> To do
Take every line where the string "this" appears and copy it.

> Dataset excerpts
++++

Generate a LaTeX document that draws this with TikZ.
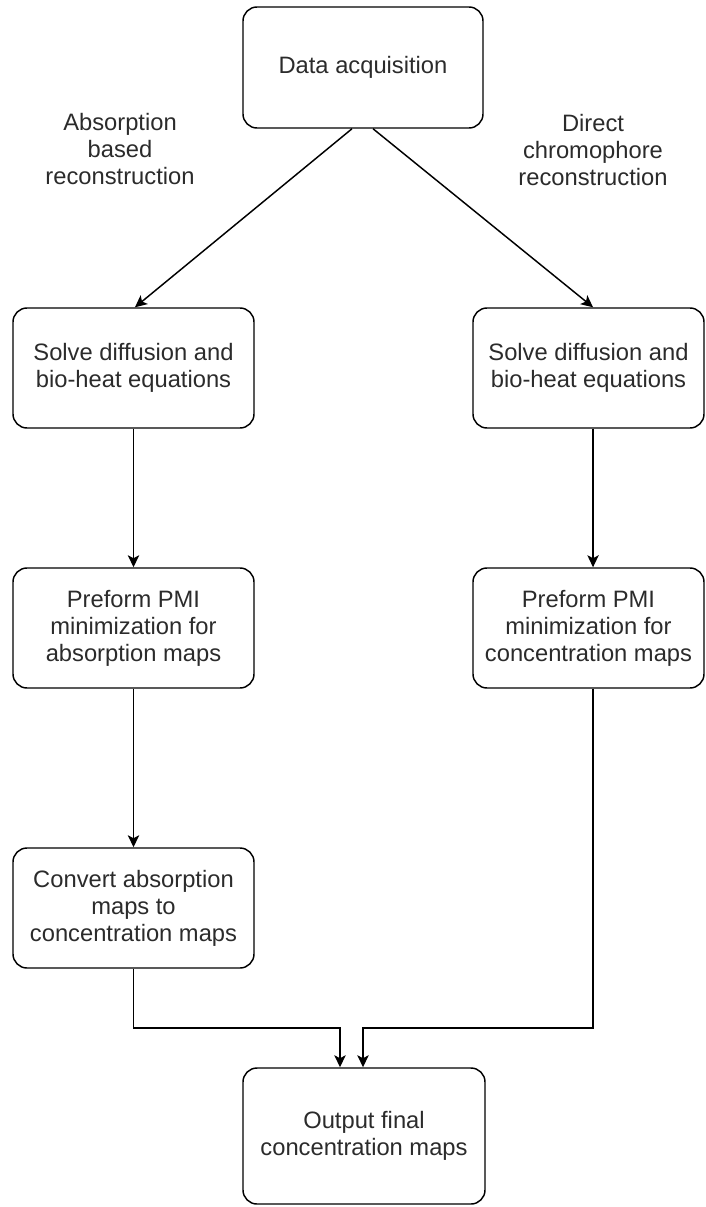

++++

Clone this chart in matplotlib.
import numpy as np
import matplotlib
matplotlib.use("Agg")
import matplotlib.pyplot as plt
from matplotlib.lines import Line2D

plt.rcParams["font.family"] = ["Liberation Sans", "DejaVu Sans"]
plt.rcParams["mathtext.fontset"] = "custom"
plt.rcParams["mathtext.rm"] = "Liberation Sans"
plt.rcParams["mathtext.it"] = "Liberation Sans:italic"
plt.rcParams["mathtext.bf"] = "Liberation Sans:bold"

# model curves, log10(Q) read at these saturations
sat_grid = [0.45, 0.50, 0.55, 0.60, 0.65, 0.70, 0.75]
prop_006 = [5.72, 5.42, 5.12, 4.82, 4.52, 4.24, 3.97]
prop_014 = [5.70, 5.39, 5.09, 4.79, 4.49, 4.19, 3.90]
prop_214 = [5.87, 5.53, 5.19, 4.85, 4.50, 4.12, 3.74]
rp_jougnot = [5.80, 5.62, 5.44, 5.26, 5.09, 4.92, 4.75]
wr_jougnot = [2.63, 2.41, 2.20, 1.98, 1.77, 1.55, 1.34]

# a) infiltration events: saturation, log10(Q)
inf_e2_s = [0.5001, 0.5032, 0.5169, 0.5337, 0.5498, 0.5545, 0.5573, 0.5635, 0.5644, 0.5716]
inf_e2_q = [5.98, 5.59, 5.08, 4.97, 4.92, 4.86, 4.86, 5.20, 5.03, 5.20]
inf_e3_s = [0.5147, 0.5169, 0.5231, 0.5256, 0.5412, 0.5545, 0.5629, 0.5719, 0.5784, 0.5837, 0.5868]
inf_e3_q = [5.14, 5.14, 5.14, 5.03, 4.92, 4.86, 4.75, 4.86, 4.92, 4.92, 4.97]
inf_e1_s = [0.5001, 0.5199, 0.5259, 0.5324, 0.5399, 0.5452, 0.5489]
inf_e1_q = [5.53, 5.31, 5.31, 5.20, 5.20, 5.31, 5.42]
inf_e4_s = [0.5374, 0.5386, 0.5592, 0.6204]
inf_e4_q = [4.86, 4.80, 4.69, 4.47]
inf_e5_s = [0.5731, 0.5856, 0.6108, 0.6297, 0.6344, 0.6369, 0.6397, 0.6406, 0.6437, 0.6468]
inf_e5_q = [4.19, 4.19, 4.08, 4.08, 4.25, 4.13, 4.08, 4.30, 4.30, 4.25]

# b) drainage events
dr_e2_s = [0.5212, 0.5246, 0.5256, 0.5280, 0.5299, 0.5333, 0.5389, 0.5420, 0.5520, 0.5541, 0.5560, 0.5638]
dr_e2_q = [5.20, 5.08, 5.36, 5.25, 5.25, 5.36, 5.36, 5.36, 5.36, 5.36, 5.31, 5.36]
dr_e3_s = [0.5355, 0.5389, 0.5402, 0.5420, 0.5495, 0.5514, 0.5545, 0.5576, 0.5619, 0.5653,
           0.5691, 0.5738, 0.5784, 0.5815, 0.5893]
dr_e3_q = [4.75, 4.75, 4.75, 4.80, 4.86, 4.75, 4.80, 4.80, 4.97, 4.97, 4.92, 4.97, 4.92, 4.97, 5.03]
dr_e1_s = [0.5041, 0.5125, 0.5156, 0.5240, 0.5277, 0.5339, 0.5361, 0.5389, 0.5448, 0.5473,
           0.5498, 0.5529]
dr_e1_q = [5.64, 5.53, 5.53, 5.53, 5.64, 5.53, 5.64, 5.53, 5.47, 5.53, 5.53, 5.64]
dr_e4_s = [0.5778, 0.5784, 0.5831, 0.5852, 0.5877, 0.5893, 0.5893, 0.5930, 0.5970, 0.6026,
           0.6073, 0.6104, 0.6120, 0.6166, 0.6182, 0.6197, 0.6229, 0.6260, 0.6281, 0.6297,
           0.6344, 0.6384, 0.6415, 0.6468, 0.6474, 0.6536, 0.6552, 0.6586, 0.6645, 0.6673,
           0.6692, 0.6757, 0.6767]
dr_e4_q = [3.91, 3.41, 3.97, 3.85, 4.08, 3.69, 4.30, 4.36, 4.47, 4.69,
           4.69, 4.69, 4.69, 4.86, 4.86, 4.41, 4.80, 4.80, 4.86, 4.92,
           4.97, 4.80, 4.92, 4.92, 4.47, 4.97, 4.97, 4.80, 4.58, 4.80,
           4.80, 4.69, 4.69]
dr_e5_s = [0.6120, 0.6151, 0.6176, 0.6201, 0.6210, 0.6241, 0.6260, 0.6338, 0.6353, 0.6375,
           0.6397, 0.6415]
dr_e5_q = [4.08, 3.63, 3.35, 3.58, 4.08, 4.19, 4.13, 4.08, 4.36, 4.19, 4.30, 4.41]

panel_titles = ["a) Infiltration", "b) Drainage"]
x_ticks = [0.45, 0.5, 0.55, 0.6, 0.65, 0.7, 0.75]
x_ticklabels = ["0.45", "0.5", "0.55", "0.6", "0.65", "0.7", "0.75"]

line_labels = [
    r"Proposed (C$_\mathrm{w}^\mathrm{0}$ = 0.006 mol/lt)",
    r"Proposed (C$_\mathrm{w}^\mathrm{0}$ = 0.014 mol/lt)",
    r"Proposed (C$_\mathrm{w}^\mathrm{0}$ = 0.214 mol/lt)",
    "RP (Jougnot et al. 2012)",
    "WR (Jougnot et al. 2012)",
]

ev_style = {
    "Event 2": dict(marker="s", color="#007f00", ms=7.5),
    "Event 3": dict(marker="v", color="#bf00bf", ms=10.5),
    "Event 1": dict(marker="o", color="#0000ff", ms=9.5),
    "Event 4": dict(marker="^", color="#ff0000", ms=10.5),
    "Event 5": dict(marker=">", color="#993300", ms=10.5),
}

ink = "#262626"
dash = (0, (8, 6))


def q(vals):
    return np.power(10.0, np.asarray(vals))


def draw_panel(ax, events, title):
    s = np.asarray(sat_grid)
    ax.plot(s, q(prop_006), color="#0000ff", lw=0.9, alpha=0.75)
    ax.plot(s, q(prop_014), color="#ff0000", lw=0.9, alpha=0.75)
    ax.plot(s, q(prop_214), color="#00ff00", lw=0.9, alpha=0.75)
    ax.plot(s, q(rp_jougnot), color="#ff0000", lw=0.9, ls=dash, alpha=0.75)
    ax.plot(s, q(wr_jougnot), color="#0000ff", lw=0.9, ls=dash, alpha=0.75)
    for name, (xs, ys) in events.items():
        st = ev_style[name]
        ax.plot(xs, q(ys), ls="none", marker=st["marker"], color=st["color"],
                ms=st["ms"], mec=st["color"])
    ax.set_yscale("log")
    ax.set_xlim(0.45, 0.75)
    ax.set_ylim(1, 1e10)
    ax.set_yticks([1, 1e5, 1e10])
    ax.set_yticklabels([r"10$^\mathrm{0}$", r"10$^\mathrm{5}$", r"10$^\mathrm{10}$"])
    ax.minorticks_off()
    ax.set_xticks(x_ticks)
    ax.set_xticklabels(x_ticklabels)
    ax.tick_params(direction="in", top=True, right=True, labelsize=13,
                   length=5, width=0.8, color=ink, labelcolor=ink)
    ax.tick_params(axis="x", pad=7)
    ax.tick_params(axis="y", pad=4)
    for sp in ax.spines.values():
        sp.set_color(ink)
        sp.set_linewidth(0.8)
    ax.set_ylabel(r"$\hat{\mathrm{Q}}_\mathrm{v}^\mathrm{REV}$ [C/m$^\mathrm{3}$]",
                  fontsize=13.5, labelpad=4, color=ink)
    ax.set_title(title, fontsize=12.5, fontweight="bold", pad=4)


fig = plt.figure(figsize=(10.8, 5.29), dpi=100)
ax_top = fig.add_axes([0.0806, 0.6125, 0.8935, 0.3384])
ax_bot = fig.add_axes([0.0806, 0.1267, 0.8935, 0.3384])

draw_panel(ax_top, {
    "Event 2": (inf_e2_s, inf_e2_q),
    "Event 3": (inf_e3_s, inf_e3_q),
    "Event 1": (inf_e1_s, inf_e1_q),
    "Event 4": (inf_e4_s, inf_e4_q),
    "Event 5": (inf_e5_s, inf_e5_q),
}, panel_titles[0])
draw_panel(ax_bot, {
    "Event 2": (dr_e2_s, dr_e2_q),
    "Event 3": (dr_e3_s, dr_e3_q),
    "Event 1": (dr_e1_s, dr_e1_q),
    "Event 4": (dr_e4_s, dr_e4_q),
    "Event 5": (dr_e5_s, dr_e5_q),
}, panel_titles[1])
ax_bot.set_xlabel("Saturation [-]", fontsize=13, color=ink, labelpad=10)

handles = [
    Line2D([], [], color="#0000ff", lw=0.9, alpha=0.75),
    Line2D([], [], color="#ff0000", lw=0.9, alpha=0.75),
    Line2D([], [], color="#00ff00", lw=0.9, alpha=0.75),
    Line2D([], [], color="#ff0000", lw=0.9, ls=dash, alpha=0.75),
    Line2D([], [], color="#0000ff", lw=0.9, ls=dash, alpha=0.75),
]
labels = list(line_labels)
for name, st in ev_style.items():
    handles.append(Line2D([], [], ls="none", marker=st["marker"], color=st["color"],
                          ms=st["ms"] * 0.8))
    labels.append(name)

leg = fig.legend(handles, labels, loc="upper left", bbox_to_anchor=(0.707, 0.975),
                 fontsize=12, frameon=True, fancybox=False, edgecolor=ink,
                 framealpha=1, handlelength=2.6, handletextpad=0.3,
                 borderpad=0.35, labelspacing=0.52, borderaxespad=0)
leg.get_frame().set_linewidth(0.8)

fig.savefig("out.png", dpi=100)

++++

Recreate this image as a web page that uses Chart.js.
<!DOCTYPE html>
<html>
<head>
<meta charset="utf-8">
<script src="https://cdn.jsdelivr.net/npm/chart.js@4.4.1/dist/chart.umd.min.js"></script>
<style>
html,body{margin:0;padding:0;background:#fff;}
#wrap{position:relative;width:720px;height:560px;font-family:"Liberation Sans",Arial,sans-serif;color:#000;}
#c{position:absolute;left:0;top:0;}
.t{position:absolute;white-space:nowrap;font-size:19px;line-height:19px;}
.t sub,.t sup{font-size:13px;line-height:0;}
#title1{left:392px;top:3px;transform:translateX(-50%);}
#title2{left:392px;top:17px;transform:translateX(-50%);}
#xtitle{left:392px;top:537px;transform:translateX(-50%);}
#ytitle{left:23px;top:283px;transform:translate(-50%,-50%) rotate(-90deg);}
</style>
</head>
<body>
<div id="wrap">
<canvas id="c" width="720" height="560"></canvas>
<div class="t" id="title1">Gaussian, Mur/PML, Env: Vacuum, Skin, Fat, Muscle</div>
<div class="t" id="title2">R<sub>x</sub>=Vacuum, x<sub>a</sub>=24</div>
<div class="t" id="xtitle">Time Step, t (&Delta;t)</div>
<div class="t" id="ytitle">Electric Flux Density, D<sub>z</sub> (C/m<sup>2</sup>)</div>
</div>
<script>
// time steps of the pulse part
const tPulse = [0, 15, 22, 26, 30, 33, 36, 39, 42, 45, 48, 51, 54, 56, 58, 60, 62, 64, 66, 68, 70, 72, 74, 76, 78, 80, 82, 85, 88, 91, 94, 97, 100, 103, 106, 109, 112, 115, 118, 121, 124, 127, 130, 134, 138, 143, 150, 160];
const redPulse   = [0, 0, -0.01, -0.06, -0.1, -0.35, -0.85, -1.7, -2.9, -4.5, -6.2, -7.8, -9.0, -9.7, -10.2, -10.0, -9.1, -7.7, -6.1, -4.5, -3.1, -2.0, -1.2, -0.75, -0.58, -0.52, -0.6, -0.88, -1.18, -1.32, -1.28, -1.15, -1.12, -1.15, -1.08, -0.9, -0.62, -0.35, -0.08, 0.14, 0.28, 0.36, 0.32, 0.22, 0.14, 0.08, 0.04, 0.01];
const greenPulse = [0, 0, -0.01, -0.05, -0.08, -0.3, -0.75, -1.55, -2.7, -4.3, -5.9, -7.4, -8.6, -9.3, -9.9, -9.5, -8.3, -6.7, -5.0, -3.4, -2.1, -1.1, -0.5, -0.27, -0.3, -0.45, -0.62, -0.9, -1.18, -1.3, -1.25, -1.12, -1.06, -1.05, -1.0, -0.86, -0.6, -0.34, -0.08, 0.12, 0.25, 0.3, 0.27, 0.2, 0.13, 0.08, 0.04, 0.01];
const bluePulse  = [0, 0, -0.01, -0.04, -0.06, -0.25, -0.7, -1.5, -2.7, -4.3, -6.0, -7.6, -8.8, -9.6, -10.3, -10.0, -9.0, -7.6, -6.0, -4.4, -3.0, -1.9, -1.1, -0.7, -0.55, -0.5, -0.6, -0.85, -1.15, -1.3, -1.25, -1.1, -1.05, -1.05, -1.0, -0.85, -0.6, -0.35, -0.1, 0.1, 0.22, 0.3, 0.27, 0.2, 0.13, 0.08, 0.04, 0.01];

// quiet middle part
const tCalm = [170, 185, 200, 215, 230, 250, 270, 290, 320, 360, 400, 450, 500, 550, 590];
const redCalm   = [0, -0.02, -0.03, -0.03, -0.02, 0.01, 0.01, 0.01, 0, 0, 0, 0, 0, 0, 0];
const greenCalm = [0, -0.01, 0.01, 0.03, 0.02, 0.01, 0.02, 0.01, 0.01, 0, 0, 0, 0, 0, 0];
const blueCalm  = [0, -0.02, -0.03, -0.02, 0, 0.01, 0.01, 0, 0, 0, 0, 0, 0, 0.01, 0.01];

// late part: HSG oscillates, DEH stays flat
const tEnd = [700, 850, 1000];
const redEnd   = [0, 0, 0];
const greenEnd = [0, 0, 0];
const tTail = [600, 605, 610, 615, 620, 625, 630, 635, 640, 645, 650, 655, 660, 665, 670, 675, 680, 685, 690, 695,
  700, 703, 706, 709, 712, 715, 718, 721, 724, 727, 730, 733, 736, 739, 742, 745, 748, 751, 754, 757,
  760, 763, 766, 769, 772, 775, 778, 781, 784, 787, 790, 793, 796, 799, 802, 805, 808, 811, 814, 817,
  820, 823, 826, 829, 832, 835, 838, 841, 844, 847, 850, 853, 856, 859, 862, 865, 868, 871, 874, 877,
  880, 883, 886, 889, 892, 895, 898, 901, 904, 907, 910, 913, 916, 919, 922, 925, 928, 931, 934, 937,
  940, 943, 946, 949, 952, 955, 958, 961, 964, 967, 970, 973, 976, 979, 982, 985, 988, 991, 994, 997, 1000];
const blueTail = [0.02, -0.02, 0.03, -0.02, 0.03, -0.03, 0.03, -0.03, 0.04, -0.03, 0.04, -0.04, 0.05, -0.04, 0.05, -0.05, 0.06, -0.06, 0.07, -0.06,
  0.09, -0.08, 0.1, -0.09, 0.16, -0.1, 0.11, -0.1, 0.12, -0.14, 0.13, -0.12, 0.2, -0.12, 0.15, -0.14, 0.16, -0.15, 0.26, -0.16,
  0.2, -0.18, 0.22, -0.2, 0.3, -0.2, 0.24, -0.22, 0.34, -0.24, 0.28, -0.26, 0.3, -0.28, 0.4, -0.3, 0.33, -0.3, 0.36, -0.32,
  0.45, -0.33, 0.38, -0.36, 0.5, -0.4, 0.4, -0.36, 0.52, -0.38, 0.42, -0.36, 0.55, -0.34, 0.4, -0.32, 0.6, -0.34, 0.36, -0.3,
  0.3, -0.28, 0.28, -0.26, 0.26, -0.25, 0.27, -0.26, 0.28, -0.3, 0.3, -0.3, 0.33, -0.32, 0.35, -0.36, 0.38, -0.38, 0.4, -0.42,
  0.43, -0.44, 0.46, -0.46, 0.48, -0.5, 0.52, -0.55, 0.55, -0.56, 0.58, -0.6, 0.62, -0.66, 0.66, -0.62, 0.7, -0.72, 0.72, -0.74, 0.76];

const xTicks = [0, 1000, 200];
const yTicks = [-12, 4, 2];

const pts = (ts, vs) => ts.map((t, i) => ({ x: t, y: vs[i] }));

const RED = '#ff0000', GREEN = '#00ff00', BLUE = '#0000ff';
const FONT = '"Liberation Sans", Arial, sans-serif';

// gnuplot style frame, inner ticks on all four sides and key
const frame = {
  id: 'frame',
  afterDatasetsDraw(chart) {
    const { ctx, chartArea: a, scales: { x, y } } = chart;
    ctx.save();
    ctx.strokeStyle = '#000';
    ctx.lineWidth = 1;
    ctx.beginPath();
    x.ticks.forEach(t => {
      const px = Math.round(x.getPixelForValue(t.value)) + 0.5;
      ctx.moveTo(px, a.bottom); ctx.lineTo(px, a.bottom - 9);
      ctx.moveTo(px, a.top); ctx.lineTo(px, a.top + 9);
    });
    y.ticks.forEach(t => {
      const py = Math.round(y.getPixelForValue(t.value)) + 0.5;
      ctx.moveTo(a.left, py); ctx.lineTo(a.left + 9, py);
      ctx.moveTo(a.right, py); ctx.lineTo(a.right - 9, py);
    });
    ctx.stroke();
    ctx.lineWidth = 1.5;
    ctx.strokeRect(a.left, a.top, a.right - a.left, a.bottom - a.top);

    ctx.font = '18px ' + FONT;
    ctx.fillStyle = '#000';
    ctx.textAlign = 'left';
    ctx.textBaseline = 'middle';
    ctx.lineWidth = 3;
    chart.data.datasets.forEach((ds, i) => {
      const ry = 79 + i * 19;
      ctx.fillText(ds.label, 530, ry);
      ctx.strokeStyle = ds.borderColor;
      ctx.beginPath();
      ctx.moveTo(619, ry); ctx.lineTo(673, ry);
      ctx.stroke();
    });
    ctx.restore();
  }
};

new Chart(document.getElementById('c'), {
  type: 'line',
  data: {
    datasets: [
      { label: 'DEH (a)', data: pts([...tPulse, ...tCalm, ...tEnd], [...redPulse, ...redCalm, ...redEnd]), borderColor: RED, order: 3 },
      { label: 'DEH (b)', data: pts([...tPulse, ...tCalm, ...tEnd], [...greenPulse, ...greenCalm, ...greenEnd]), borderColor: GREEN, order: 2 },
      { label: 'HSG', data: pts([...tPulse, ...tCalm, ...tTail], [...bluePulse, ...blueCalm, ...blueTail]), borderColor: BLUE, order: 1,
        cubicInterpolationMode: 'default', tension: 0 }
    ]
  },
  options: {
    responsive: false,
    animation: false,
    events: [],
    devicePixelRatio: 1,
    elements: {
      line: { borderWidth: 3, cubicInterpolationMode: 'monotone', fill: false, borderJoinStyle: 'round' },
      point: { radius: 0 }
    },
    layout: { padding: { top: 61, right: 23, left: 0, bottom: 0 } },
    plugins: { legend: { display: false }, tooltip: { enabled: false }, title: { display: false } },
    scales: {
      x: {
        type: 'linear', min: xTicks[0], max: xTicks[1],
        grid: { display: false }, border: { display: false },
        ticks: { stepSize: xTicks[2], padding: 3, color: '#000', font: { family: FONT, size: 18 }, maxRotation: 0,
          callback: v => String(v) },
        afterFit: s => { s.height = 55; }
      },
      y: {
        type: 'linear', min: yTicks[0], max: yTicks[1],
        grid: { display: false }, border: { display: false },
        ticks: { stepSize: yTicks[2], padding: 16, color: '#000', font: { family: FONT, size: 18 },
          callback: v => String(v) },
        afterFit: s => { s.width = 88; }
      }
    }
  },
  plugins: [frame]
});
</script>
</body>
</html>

++++

> Solved problem
Generate a LaTeX document that draws this with TikZ.
Clone this chart in matplotlib.
Recreate this image as a web page that uses Chart.js.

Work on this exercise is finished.